Here’s a sample week on my calendar:

When I see that page, I don’t feel overwhelmed, I feel organized. In control. And with all that on my plate, for the most part, I’ve found that if I can schedule it, I can make it happen. If it’s something I legitimately want to do, and I can assign it a timeslot in my schedule, then I’ll be there. Except…


Except?

Well, the exceptions come as a result of one little side-effect of this schedule: I haven’t been getting enough sleep for the past month

and a half. Consistent  seven hour nights. And when I don’t get enough sleep, it’s not that I make the wrong decisions, persay, but rather, that I make the right decision, then ignore what I’ve already chosen until it’s too late to do what I wanted to. My brain still works, but isn’t always successful at kicking me into action.

Tonight, for example, I was looking forward to going to a friend’s birthday party, but also wanted some alone time. The decision was clear – to spend a bit of time at home, then show up to the gathering a little late. Except the ‘bit of time’ grew (without becoming more rewarding), because it’s easier to stay at home than to grab a bus. And because I’m somewhat sleep deprived, laziness won out over the decision I had already made. Sorry Jesse.

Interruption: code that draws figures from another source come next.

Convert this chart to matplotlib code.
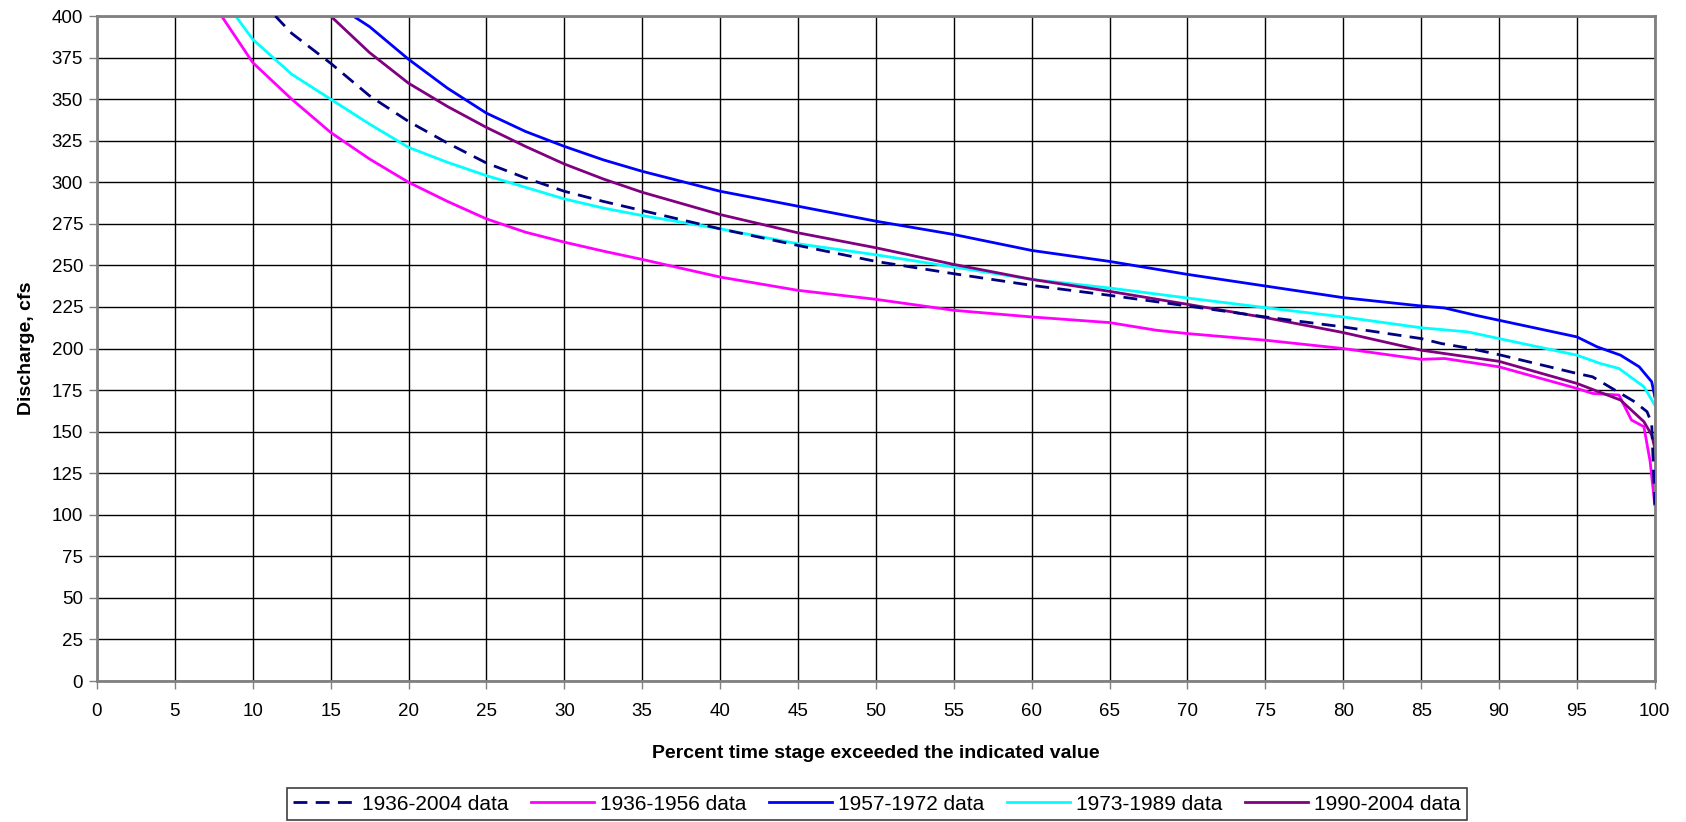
import matplotlib
matplotlib.use("Agg")
import matplotlib.pyplot as plt

plt.rcParams["font.family"] = ["Liberation Sans", "DejaVu Sans"]

# percent exceedance (x) and discharge in cfs (y) for each record period
x_all = [11.45, 12.5, 15, 17.5, 20, 22.5, 25, 27.5, 30, 32.5, 35, 40, 45, 50, 55, 60, 65, 70,
         75, 80, 85, 86.3, 88, 90, 95, 96, 97.8, 98.7, 99.5, 99.8, 100]
y_all = [400, 389.6, 371.6, 352, 336.6, 323.6, 311.6, 302.6, 294.6, 288.5, 283, 272, 262, 252.4,
         245, 238, 232, 225.6, 219, 213, 206, 203, 200.3, 196.3, 185, 183, 173, 168, 162, 155, 106]

x_3656 = [8, 10, 12.5, 15, 17.5, 20, 22.5, 25, 27.5, 30, 32.5, 35, 40, 45, 50, 55, 60, 65, 68,
          70, 75, 80, 85, 86.5, 90, 95, 96, 97.7, 98.5, 99.3, 99.7, 100]
y_3656 = [400, 372, 350, 330, 314, 300, 288.5, 278, 270, 264, 258.6, 253.6, 243, 235, 229.6, 223,
          219, 215.6, 211, 209, 205, 200, 193.5, 194, 189, 176, 173, 172, 157, 153, 132, 106]

x_5772 = [16.45, 17.5, 20, 22.5, 25, 27.5, 30, 32.5, 35, 40, 45, 50, 55, 60, 65, 70, 75, 80,
          85, 86.5, 88.5, 90, 95, 96.3, 97.8, 99, 99.8, 100]
y_5772 = [400, 393.6, 374, 356.6, 341.6, 330.6, 321.6, 313.5, 306.6, 294.6, 285.6, 276.6, 268.6,
          259, 252.4, 244.6, 237.6, 230.6, 225.6, 224.4, 220, 217, 207, 201, 196, 189, 180, 171]

x_7389 = [8.9, 10, 12.5, 15, 17.5, 20, 22.5, 25, 27.5, 30, 32.5, 35, 40, 45, 50, 55, 60, 65,
          70, 75, 80, 85, 88, 90, 95, 96.5, 97.7, 99.3, 100]
y_7389 = [400, 386, 365, 350, 335, 321, 312, 304, 297, 290, 284.5, 280, 272, 263, 256.4, 249,
          241.6, 236.4, 230.4, 224.6, 219, 212.5, 210, 206, 196, 191, 188, 177, 166]

x_9004 = [15, 17.5, 20, 22.5, 25, 27.5, 30, 32.5, 35, 40, 45, 50, 55, 60, 65, 70, 75, 80, 85,
          90, 95, 97.8, 99.3, 99.8, 100]
y_9004 = [400, 378, 359.6, 345.6, 333, 321.6, 311, 302, 294, 280.6, 269.6, 260.6, 250.6, 241.6,
          234.4, 226.6, 218.6, 209.6, 199, 192.3, 179, 169, 156, 148, 140]

fig = plt.figure(figsize=(16.86, 8.22), dpi=100)
ax = fig.add_axes([0.0575, 0.1715, 0.924, 0.809])

ax.plot(x_all, y_all, color="#000080", lw=2, ls=(0, (5, 3)), label="1936-2004 data", zorder=6)
ax.plot(x_3656, y_3656, color="#FF00FF", lw=2, label="1936-1956 data")
ax.plot(x_5772, y_5772, color="#0000FF", lw=2, label="1957-1972 data")
ax.plot(x_7389, y_7389, color="#00FFFF", lw=2, label="1973-1989 data")
ax.plot(x_9004, y_9004, color="#800080", lw=2, label="1990-2004 data")

ax.set_xlim(0, 100)
ax.set_ylim(0, 400)
ax.set_xticks(range(0, 101, 5))
ax.set_yticks(range(0, 401, 25))
ax.grid(color="black", lw=1)
ax.set_axisbelow(True)
for s in ax.spines.values():
    s.set_color("#808080")
    s.set_linewidth(2)
ax.tick_params(direction="out", length=6, width=1, color="#808080", labelsize=13.5, pad=4)
ax.tick_params(axis="x", pad=10)

ax.set_xlabel("Percent time stage exceeded the indicated value", fontweight="bold",
              fontsize=14, labelpad=18)
ax.set_ylabel("Discharge, cfs", fontweight="bold", fontsize=14, labelpad=12)

leg = fig.legend(loc="center", bbox_to_anchor=(877 / 1686, 1 - 804 / 822), ncol=5,
                 fontsize=15, fancybox=False, edgecolor="#404040", framealpha=1,
                 handlelength=3.0, handletextpad=0.3, columnspacing=1.1, borderpad=0.3)
leg.get_frame().set_linewidth(1.2)

fig.savefig("out.png", dpi=100)
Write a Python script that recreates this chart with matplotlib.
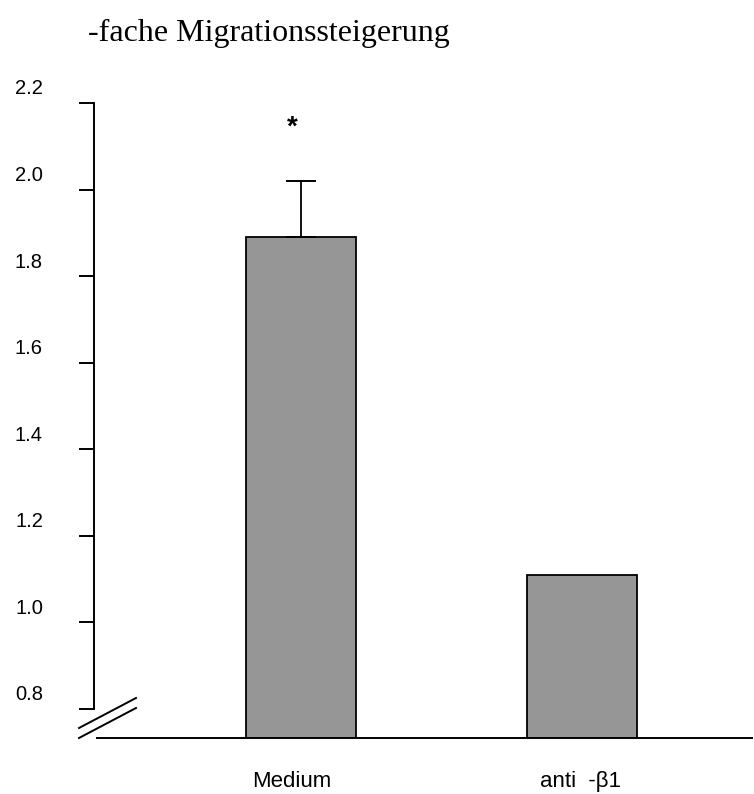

Which is really rather funny, because this means I am legitimately complaining about my own laziness, in the midst of that formidable schedule. 🙂

 

But wouldn’t doing so many things make it hard to focus?

Surprisingly, no! Quite the opposite, in fact!

If I weren’t organized, then yes, I would be juggling too much in my head at once. But I have systems: I write a little agenda every night for the next day, and manage that incredibly useful calendar seen above.

I couldn’t possibly keep all my scheduled opportunities in my head at once, so I trust my systems, which allows me to really focus on each individual task, each item, one by one. Effective single-tasking, not frantic multitasking. I don’t feel stretched at all.

 

This Property Is Condemned
Image via Wikipedia

So, Andrew, what have you learned?

What I’m taking from this experience is that, if I get enough sleep (and possibly eat well enough, and have exercise in my life – though those often fall by the wayside as a result of a lack of sleep), my schedule can be filled from sun-up to sun-down, so long as it’s full of activities I find rewarding. My own personal breaking point, my limit, is not in how much ‘free time’ I have each week, but in whether or not I am taking good enough care of myself, physically, to abide by the intelligent decisions and choices I have made.

I’ve also been developing my awareness of when I feel less fulfilled, when I lose a couple of hours on the internet or in a game (when 20 minutes would have done), when a class just isn’t worth my time, or when I back down from a possibility of spending time with excellent people.

 

Ah, but Andrew, sometime you will just need to bite the bullet and spend a good deal of time on something that ain’t fulfilling.

Do I? Do I really? I mean, maybe you’re right. Graduation’s coming up, and who knows if I’ll swing my way into an awesome and fulfilling job… maybe I’ll be stuck editing company memos somewhere so I can pay rent and student loans… but what if, the magic what if, I don’t? What if I can charm my way into an ever happier, ever more fulfilling life? Ain’t that a possibility too?

For now, I do so love my patchwork quilt of a schedule, and until such a future is forced upon me, I’m going to take my time and enjoy it.